Davy’s Groovy Interview

Magazine: Star
Editor: Michael Edrei
Published:
Volume: 11
Issue: 7
Publisher: D.S. Magazines, Inc.
Page: 48

Davy Jones

When Monkee fan Judy Andrews interviewed Davy in 1968, she got some very revealing answers!

Q. I know your main ambition is to become a star, which actually you have fulfilled, but isn’t there some deep hidden ambition inside you that no one would guess as being a part of Davy Jones?

A. One day I want to go to work on a whaler. I’d like to work there for about three months, just like all the other seamen. Why? Just so I could do a lot of thinking. Because I believe when you work hard you think a lot.

Davy Jones

Q. Even though you are of our very modern generation, you impress me as being a true Englishman, such as the ones of many years ago. Do you feel you are completely modern or do you feel, as I do, that you have retained some of the British chivalry and flattery of years back?

A. I’m very proud to be English. Whether or not I apply for American citizenship (and I hope to apply because I love both countries equally), people constantly remind me I’m English. When people are around me, they play up the fact that I’m English more than I do. One way they do this is to say English expressions to make me feel at home.

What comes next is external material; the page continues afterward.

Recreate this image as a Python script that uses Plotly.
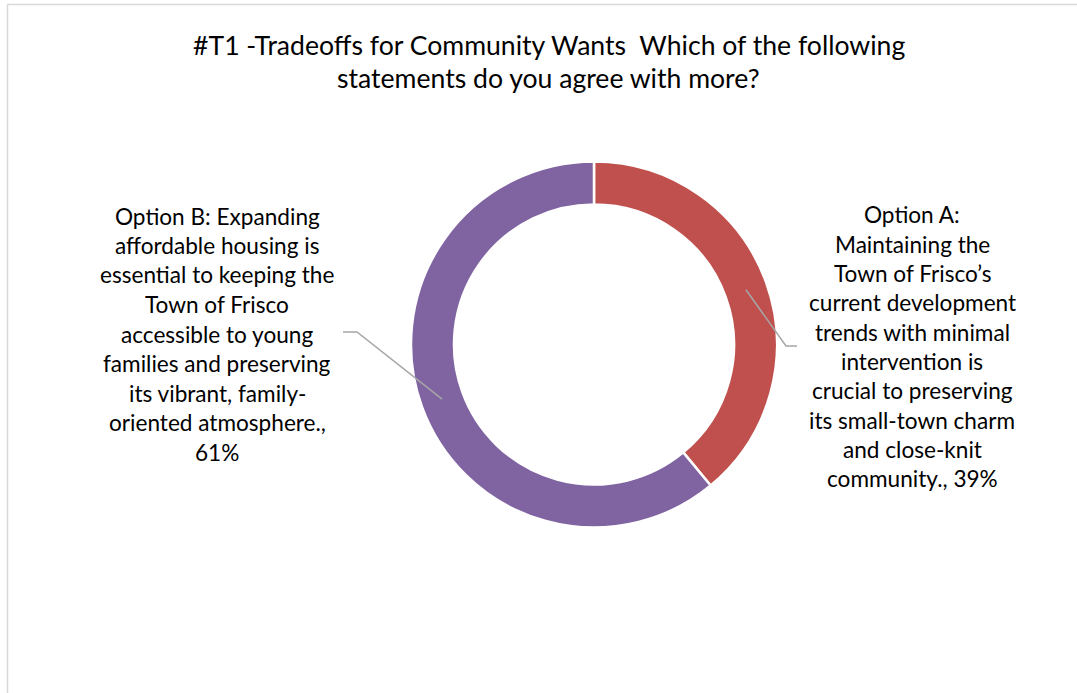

Some of my friends imitate the old Cockney expressions like “skin and blister” meaning sister, and I could go on with expressions like that all day.

Davy Jones

Q. You do not seem to have a complex at all about being shorter than average, which is great. Could you give some pointers to the shorter men of the world so that they could adjust as well as you have?

A. I did have a terrible complex for a long time. That’s why I started to train to be a jockey. I never liked horses. I had never been within five feet of one. But I thought this was about the only thing I could do at my height.

I always felt very hung about my height. I didn’t date girls for a long time, even when my school friends were taking their girls to the movies. I’m still hung up about it.

It also doesn’t matter whether you’re pretty or ugly as long as you know where you’re at and what your thing is. There are a lot of short, ugly men in the world who are household names, they are so famous.

My height is no problem anymore. The only time it gives me trouble is when I want to reach something on the top shelf, and there’s no problem with that because I usually have a girlfriend who’s taller than me who can reach it, anyway!